PFNI welcomes numbers boost but has concerns over legacy

PFNI welcomes numbers boost but has concerns over legacy

4 years ago Resources Members News

PFNI welcomes numbers boost but has concerns over legacy

The Chair of the Police Federation for Northern Ireland, Mark Lindsay, says he welcomes many of the commitments in the draft Stormont deal, most notably the pledge to increase officer numbers to 7,500 which places neighbourhood policing centre-stage.

Mr Lindsay pointed to positive proposals aimed at tackling paramilitarism and reforming the criminal justice system to the benefit of both victims and witnesses.

However, the PFNI says it continues to have ‘serious reservations’ about legacy proposals and the implementation of the Stormont House Agreement which fails to address what the Federation believes is a bias against serving and former officers.

The Federation will now seek urgent meetings with Ministers and local political parties to address this glaring shortcoming.

Mr Lindsay said: “The urgent priority is to get the institutions restored and we look forward to engaging with a new Justice Minister on a range of issues including delays in the implementation of police pay.

“Policing the present and the future is recognised is this agreement. We need the additional 700 officers if we are to deliver a modern, responsive, reliable service to communities.

“We have been struggling with an under-strength PSNI for far too long, with a deaf ear paid to calls from this organisation for a sizable increase in officer numbers.

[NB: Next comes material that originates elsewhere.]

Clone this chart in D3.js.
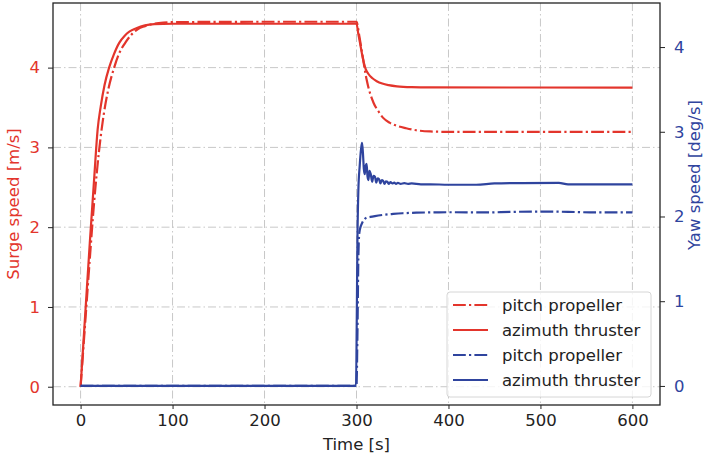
<!DOCTYPE html>
<html>
<head>
<meta charset="utf-8">
<script src="https://d3js.org/d3.v7.min.js"></script>
<style>
  body { margin: 0; background: #fff; }
  text { font-family: "DejaVu Sans", sans-serif; }
</style>
</head>
<body>
<div id="chart"></div>
<script>
// surge speed [m/s], pitch propeller (dash-dot) and azimuth thruster (solid)
var surgePitchT = [0, 5, 10, 15, 20, 25, 30, 36.5, 42, 48.5, 55, 62, 70, 80, 90, 100, 200, 300,
                   303, 306, 311, 318.5, 324, 329, 336, 344, 354, 365, 380, 400, 600];
var surgePitchV = [0, 0.8, 1.6, 2.35, 2.95, 3.4, 3.72, 4.0, 4.18, 4.31, 4.41, 4.48, 4.52, 4.55, 4.565, 4.57, 4.575, 4.575,
                   4.4, 4.19, 3.85, 3.56, 3.45, 3.37, 3.31, 3.27, 3.24, 3.215, 3.2, 3.195, 3.195];
var surgeAziT = [0, 5, 10, 15, 18.5, 22, 26, 31, 36, 42, 48, 53, 60, 70, 80, 100, 200, 300,
                 302, 304, 306, 308, 310, 313, 317, 322, 328, 335, 344, 360, 380, 600];
var surgeAziV = [0, 0.9, 1.8, 2.65, 3.22, 3.52, 3.78, 4.0, 4.16, 4.31, 4.40, 4.45, 4.49, 4.53, 4.545, 4.55, 4.55, 4.55,
                 4.42, 4.3, 4.17, 4.06, 3.98, 3.92, 3.87, 3.83, 3.8, 3.78, 3.765, 3.755, 3.752, 3.75];

// yaw speed [deg/s]
var yawPitchT = [0, 300, 301, 302, 303, 304.5, 306, 308, 311, 315, 320, 330, 340, 350, 365, 380, 400, 440, 470, 500, 530, 560, 600];
var yawPitchV = [0, 0, 0.6, 1.5, 1.8, 1.88, 1.92, 1.96, 1.985, 1.995, 2.005, 2.02, 2.03, 2.038, 2.045, 2.048, 2.05, 2.048, 2.055, 2.058, 2.055, 2.048, 2.048];
var yawAziT = [0, 299.5, 300.3, 301, 302, 303.5, 305, 306, 307, 308, 309, 310, 311, 312, 313, 314, 315.5, 317, 318.5, 320,
               321.5, 323, 324.5, 326, 327.5, 329, 330.5, 332, 333.5, 335, 337, 339, 341, 343, 345, 348, 352, 356, 360,
               370, 380, 400, 430, 450, 480, 520, 530, 560, 600];
var yawAziV = [0, 0, 0.8, 1.7, 2.3, 2.6, 2.8, 2.87, 2.75, 2.56, 2.5, 2.6, 2.62, 2.47, 2.43, 2.54, 2.5, 2.41, 2.48, 2.47,
               2.4, 2.45, 2.44, 2.39, 2.43, 2.42, 2.385, 2.415, 2.41, 2.385, 2.405, 2.39, 2.40, 2.385, 2.398, 2.385, 2.393, 2.385, 2.39,
               2.38, 2.38, 2.375, 2.375, 2.39, 2.395, 2.397, 2.38, 2.38, 2.38];

var xTicks = [0, 100, 200, 300, 400, 500, 600];
var leftTicks = [0, 1, 2, 3, 4];
var rightTicks = [0, 1, 2, 3, 4];
var legendLabels = ["pitch propeller", "azimuth thruster", "pitch propeller", "azimuth thruster"];

var RED = "#e3352c", BLUE = "#2f449e";
var FS = 16.5;
var W = 705, H = 461;
var m = {left: 53, right: 45, top: 3, bottom: 56};

var svg = d3.select("#chart").append("svg").attr("width", W).attr("height", H);

var x = d3.scaleLinear().domain([-30, 630]).range([m.left, W - m.right]);
var yL = d3.scaleLinear().domain([-0.229, 4.81]).range([H - m.bottom, m.top]);
var yR = d3.scaleLinear().domain([-0.225, 4.52]).range([H - m.bottom, m.top]);

var zip = function(t, v) { return t.map(function(d, i) { return [d, v[i]]; }); };

// grid
var grid = svg.append("g").attr("stroke", "#c8c8c8").attr("stroke-width", 1).attr("stroke-dasharray", "8,3,1.5,3");
grid.selectAll(".gx").data(xTicks).enter().append("line")
  .attr("x1", d => x(d)).attr("x2", d => x(d)).attr("y1", m.top).attr("y2", H - m.bottom);
grid.selectAll(".gy").data(leftTicks).enter().append("line")
  .attr("x1", m.left).attr("x2", W - m.right).attr("y1", d => yL(d)).attr("y2", d => yL(d));

var dashdot = "12.8,3.2,2.2,3.2";
var series = [
  {t: surgePitchT, v: surgePitchV, y: yL, color: RED, dash: dashdot},
  {t: surgeAziT, v: surgeAziV, y: yL, color: RED, dash: null},
  {t: yawPitchT, v: yawPitchV, y: yR, color: BLUE, dash: dashdot},
  {t: yawAziT, v: yawAziV, y: yR, color: BLUE, dash: null}
];

series.forEach(function(s) {
  var line = d3.line().x(d => x(d[0])).y(d => s.y(d[1])).curve(d3.curveMonotoneX);
  svg.append("path")
    .attr("d", line(zip(s.t, s.v)))
    .attr("fill", "none")
    .attr("stroke", s.color)
    .attr("stroke-width", 2.2)
    .attr("stroke-dasharray", s.dash);
});

// axes
var fmt = d3.format("d");
var xAxis = svg.append("g").attr("transform", "translate(0," + (H - m.bottom) + ")")
  .call(d3.axisBottom(x).tickValues(xTicks).tickFormat(fmt).tickSize(4).tickPadding(5));
var lAxis = svg.append("g").attr("transform", "translate(" + m.left + ",0)")
  .call(d3.axisLeft(yL).tickValues(leftTicks).tickFormat(fmt).tickSize(5).tickPadding(8));
var rAxis = svg.append("g").attr("transform", "translate(" + (W - m.right) + ",0)")
  .call(d3.axisRight(yR).tickValues(rightTicks).tickFormat(fmt).tickSize(5).tickPadding(9));

[xAxis, lAxis, rAxis].forEach(function(a) {
  a.select(".domain").remove();
  a.selectAll("text").attr("font-size", FS).attr("font-family", "DejaVu Sans, sans-serif");
  a.selectAll("line").attr("stroke", "#222").attr("stroke-width", 1);
});
xAxis.selectAll("text").attr("fill", "#222");
lAxis.selectAll("text").attr("fill", RED);
rAxis.selectAll("text").attr("fill", BLUE);

// frame
svg.append("rect")
  .attr("x", m.left).attr("y", m.top)
  .attr("width", W - m.left - m.right).attr("height", H - m.top - m.bottom)
  .attr("fill", "none").attr("stroke", "#222").attr("stroke-width", 1.3);

// axis labels
svg.append("text").attr("x", (m.left + W - m.right) / 2).attr("y", 450)
  .attr("text-anchor", "middle").attr("font-size", FS).attr("fill", "#222").text("Time [s]");
svg.append("text").attr("transform", "translate(19," + ((m.top + H - m.bottom) / 2) + ") rotate(-90)")
  .attr("text-anchor", "middle").attr("font-size", FS).attr("fill", RED).text("Surge speed [m/s]");
svg.append("text").attr("transform", "translate(700,175) rotate(-90)")
  .attr("text-anchor", "middle").attr("font-size", FS).attr("fill", BLUE).text("Yaw speed [deg/s]");

// legend
var lg = svg.append("g").attr("transform", "translate(447,292)");
lg.append("rect").attr("width", 204).attr("height", 105).attr("rx", 3)
  .attr("fill", "#fff").attr("fill-opacity", 0.8).attr("stroke", "#d6d6d6");
series.forEach(function(s, i) {
  var yy = 13 + i * 25;
  lg.append("line").attr("x1", 6).attr("x2", 41).attr("y1", yy).attr("y2", yy)
    .attr("stroke", s.color).attr("stroke-width", 2.2).attr("stroke-dasharray", s.dash);
  lg.append("text").attr("x", 55).attr("y", yy + 6).attr("font-size", FS).attr("fill", "#222").text(legendLabels[i]);
});
</script>
</body>
</html>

“I broadly welcome this badly needed emphasis on policing which we demanded for some considerable time. Our hope is that this commitment is implemented without delay to ease the burden on our officers who are working at the very limit to keep the service to the public ticking over.

“The declaration on legacy is more ambiguous. The legacy of the past was always going to be challenging, but we have argued consistently that we cannot have a situation where the actions of terrorists are equated with the brave actions of our officers who held the line and saved countless lives.

There is much to commend itself in this document. It recognises the importance of policing as never before and puts in place the building blocks needed to ensure that the PSNI is given the resources it needs for the new decade, and beyond.”